REQUIREMENTS
In the entries that follow, the first line to write out is the one containing "What React, TypeScript", and the last is the one containing "const fmtMoney = (v: number)". Reproduce that stretch exactly, with nothing before or after it.

SUPPLIED MATERIAL
::::::

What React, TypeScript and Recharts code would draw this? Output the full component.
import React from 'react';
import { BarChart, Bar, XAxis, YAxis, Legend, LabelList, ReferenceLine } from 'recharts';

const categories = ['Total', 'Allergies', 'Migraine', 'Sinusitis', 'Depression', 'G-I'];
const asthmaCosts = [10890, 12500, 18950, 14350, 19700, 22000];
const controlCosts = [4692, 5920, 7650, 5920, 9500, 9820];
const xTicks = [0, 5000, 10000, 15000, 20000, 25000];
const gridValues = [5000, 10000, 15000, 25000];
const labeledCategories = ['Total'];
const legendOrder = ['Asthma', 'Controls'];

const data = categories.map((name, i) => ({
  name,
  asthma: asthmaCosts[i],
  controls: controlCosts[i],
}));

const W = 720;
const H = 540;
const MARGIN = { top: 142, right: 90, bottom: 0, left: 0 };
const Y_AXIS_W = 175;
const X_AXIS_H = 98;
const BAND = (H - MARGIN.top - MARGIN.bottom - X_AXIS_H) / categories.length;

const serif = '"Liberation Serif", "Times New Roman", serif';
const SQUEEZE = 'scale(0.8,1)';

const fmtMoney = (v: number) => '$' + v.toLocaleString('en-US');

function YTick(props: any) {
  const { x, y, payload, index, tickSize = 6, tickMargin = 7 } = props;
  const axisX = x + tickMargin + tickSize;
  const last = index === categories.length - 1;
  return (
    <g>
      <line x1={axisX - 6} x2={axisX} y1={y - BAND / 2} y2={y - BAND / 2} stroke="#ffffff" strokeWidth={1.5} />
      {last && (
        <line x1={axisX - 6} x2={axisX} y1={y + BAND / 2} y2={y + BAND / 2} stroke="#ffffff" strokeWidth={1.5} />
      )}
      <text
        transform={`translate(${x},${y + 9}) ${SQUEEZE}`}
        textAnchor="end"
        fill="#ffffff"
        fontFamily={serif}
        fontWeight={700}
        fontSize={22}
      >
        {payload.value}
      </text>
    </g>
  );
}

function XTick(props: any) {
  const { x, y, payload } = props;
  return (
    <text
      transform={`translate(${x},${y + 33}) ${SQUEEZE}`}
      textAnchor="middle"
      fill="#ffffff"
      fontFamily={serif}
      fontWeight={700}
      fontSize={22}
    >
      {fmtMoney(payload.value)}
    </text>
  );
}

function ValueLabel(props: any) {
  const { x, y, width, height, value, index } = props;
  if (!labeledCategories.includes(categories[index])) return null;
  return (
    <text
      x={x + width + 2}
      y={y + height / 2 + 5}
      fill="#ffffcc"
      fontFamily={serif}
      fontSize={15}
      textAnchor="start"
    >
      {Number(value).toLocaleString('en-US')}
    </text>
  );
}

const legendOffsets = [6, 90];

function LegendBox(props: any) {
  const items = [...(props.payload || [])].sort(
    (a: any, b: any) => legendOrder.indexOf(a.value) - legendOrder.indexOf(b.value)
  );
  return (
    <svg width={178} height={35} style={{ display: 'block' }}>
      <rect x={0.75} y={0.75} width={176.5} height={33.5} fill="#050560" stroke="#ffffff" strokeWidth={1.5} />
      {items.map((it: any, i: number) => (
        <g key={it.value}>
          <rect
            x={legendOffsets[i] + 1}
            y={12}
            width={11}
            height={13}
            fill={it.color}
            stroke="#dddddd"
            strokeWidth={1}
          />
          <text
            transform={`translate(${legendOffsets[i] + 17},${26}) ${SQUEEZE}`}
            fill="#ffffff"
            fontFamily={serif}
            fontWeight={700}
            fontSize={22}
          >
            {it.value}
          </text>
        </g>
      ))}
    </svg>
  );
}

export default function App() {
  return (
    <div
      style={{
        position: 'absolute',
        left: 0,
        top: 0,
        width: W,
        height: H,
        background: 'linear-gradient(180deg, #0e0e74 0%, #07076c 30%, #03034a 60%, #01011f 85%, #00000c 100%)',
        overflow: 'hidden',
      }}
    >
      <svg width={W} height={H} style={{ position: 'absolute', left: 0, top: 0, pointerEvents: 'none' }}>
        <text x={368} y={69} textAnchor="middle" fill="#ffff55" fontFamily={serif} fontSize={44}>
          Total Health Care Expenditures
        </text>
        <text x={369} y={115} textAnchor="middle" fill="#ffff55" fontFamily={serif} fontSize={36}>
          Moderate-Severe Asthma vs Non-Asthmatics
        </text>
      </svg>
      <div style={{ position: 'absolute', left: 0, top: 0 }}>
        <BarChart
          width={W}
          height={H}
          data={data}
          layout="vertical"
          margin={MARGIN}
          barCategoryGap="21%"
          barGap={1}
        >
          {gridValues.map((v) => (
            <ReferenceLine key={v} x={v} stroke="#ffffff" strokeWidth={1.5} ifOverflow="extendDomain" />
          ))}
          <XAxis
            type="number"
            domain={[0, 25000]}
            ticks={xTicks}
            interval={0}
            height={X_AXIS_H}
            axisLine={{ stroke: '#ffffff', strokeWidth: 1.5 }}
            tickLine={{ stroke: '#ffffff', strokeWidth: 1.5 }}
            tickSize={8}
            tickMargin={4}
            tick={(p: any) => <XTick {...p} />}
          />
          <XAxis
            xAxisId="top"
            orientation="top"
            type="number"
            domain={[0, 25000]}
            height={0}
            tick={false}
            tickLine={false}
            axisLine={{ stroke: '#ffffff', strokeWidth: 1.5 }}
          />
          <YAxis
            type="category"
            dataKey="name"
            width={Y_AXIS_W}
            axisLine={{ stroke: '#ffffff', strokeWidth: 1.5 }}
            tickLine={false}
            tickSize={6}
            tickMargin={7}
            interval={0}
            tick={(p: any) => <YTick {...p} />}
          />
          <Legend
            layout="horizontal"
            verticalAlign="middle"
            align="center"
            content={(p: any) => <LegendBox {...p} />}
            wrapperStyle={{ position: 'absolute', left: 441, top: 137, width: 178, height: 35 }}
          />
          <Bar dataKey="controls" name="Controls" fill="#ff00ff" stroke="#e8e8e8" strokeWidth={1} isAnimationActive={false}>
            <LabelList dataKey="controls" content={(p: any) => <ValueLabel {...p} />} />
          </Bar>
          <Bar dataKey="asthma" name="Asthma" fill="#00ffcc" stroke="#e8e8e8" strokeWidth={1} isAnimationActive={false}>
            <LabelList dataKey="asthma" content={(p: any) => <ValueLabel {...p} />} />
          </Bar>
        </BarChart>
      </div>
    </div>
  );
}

::::::

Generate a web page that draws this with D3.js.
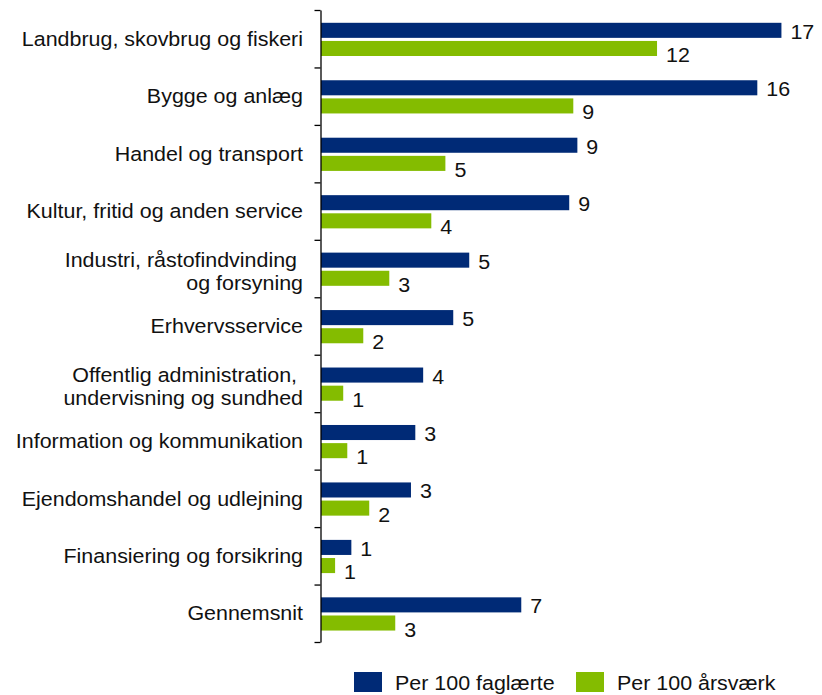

::::::

EXERCISE RESPONSE
What React, TypeScript and Recharts code would draw this? Output the full component.
import React from 'react';
import { BarChart, Bar, XAxis, YAxis, Legend, LabelList, ReferenceLine } from 'recharts';

const categories = ['Total', 'Allergies', 'Migraine', 'Sinusitis', 'Depression', 'G-I'];
const asthmaCosts = [10890, 12500, 18950, 14350, 19700, 22000];
const controlCosts = [4692, 5920, 7650, 5920, 9500, 9820];
const xTicks = [0, 5000, 10000, 15000, 20000, 25000];
const gridValues = [5000, 10000, 15000, 25000];
const labeledCategories = ['Total'];
const legendOrder = ['Asthma', 'Controls'];

const data = categories.map((name, i) => ({
  name,
  asthma: asthmaCosts[i],
  controls: controlCosts[i],
}));

const W = 720;
const H = 540;
const MARGIN = { top: 142, right: 90, bottom: 0, left: 0 };
const Y_AXIS_W = 175;
const X_AXIS_H = 98;
const BAND = (H - MARGIN.top - MARGIN.bottom - X_AXIS_H) / categories.length;

const serif = '"Liberation Serif", "Times New Roman", serif';
const SQUEEZE = 'scale(0.8,1)';

const fmtMoney = (v: number) => '$' + v.toLocaleString('en-US');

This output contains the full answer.